Retype, exactly as they stand, the lines from the start of the data to the line that contains "XAxis, YAxis, CartesianGrid", both ends included. Leave the pictures out.
_____
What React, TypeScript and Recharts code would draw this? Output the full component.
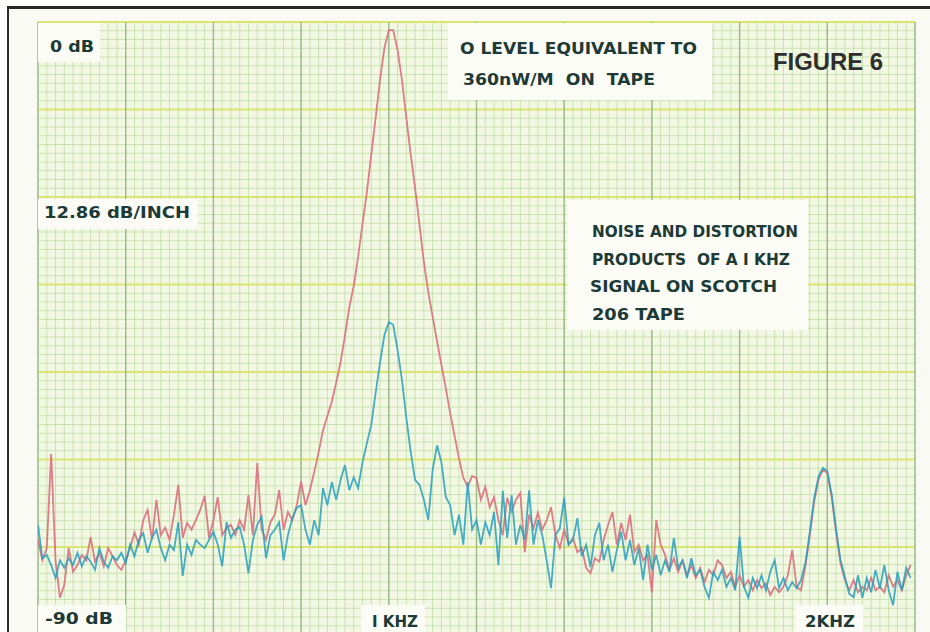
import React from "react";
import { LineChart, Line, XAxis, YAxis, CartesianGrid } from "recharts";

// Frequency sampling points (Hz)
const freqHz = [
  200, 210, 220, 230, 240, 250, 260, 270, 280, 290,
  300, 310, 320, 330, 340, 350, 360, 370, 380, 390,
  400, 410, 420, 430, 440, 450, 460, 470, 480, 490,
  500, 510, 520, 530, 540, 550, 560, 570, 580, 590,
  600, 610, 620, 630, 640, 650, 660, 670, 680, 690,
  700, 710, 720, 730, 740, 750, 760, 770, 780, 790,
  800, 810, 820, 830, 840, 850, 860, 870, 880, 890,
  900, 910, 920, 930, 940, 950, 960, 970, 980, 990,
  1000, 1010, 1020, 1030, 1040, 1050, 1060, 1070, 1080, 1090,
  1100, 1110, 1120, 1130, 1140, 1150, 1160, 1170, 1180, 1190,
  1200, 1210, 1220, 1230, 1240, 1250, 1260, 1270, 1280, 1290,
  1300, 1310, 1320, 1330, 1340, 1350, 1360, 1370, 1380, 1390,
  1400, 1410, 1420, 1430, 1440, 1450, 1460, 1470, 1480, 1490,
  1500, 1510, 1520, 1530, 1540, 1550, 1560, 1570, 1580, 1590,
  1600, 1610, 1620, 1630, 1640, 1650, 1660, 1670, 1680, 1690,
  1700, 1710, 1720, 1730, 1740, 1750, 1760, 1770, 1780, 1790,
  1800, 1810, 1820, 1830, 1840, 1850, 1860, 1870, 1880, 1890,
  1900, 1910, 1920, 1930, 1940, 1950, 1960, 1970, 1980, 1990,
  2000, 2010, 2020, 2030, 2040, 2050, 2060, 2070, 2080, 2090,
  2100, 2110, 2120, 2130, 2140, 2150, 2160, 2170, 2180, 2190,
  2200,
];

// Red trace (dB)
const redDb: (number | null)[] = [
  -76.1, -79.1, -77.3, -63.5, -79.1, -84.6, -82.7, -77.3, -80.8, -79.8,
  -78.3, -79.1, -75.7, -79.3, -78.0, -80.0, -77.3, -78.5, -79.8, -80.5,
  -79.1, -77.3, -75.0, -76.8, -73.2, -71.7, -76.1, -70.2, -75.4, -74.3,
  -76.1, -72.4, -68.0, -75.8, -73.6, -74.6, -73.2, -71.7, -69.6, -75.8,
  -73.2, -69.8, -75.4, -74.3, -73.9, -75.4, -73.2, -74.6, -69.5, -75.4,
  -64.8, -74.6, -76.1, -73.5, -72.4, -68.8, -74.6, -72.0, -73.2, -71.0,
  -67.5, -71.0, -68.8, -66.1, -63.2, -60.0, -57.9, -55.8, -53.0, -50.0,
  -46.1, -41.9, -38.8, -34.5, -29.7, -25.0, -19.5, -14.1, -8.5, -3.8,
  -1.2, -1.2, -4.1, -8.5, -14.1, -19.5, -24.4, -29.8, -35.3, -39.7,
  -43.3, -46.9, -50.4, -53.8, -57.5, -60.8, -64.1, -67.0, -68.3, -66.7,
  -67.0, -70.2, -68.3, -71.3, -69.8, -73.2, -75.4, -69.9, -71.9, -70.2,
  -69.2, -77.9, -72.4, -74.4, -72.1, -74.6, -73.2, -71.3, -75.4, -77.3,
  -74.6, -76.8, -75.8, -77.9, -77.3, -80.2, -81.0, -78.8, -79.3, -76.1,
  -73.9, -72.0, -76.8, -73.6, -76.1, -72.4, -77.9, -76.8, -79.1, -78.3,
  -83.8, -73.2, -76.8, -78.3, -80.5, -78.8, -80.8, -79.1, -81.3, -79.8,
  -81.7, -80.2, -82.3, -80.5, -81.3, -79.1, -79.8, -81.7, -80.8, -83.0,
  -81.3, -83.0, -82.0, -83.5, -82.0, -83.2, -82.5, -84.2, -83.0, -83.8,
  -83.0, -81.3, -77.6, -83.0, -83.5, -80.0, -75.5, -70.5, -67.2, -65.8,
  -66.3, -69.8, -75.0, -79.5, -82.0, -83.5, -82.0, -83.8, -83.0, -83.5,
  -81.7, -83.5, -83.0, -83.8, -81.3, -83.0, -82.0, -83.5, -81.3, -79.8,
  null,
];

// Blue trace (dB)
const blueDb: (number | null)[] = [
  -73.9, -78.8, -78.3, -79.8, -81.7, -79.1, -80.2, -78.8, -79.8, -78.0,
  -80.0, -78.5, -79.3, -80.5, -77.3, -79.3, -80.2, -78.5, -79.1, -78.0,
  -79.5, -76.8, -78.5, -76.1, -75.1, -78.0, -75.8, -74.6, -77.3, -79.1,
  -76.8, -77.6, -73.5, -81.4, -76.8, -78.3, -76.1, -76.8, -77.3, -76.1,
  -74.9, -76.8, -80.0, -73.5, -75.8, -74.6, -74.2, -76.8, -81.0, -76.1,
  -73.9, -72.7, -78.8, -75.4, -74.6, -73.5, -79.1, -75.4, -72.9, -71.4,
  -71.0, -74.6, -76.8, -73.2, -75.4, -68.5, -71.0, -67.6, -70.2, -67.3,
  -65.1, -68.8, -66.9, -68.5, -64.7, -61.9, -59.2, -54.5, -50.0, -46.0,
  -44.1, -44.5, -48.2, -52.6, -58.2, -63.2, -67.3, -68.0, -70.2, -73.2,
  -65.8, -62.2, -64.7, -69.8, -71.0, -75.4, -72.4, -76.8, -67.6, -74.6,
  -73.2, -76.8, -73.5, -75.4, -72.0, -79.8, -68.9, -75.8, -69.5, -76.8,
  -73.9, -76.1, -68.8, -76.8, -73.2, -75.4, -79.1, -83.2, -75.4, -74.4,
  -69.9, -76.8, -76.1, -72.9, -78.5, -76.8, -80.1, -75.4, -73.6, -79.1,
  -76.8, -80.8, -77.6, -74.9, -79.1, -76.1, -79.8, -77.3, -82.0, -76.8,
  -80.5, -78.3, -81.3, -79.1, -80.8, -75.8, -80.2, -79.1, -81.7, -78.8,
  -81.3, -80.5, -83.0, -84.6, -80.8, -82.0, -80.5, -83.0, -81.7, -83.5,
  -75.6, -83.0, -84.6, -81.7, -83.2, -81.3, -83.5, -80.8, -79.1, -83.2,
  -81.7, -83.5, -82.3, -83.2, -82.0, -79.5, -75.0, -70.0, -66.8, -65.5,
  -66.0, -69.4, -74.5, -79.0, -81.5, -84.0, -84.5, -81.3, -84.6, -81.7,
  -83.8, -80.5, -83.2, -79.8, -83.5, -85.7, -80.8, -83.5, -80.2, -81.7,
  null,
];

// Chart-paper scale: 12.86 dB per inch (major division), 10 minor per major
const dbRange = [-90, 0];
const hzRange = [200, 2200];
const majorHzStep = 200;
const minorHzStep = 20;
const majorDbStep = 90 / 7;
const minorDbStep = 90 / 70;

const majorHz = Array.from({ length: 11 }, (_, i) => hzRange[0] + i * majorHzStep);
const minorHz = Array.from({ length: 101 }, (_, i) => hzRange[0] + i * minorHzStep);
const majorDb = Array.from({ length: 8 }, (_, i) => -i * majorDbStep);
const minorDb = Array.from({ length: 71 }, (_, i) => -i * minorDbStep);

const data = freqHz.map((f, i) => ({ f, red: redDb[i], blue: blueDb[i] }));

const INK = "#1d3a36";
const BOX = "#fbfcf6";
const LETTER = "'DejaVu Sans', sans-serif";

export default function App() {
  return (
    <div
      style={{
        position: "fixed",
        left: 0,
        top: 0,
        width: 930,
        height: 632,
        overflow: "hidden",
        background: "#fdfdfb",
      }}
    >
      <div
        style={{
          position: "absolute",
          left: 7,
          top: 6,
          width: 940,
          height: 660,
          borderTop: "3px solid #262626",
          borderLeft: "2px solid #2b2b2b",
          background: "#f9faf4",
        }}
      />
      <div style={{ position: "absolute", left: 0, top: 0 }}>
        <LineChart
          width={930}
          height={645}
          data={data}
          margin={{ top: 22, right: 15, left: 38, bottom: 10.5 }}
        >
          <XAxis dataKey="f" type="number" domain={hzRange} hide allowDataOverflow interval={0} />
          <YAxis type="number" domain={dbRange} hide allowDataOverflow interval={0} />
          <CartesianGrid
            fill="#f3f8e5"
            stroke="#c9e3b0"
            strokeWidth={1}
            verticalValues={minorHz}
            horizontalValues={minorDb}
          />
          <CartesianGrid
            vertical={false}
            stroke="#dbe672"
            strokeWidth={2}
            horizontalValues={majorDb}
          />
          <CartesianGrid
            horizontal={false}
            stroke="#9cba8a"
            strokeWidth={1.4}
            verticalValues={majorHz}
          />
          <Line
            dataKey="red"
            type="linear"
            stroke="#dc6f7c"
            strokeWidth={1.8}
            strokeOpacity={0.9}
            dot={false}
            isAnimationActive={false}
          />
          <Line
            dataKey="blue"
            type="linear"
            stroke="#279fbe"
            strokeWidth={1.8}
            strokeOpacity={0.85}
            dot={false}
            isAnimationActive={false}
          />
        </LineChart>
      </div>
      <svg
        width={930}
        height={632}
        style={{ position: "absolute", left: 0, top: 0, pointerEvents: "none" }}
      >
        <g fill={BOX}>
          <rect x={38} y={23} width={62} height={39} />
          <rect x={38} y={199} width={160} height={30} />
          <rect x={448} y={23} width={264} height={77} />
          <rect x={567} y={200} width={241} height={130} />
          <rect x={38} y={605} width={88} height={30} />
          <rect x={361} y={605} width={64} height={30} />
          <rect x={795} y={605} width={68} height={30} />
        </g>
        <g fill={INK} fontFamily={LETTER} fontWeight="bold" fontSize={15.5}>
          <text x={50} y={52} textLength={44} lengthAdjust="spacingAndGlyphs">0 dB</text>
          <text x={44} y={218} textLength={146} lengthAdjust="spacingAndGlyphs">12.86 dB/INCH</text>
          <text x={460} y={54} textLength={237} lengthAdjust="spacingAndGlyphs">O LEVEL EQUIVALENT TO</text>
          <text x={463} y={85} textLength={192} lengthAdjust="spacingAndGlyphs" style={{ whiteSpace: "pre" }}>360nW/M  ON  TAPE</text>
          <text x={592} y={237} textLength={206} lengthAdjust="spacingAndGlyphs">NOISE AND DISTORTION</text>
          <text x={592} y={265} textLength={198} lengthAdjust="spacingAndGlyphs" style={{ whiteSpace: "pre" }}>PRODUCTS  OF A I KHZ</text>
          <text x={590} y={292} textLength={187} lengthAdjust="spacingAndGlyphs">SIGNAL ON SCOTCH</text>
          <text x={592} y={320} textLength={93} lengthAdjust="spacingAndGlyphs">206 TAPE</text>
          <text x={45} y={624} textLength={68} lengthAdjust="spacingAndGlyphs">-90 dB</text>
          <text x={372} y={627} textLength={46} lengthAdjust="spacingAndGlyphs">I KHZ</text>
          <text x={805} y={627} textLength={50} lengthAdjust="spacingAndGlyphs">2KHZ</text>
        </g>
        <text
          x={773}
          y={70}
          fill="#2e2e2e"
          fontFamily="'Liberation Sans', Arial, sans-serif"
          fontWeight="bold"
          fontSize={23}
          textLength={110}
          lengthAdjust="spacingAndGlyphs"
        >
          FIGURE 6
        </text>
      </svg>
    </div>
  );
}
_____
» In response:
What React, TypeScript and Recharts code would draw this? Output the full component.
import React from "react";
import { LineChart, Line, XAxis, YAxis, CartesianGrid } from "recharts";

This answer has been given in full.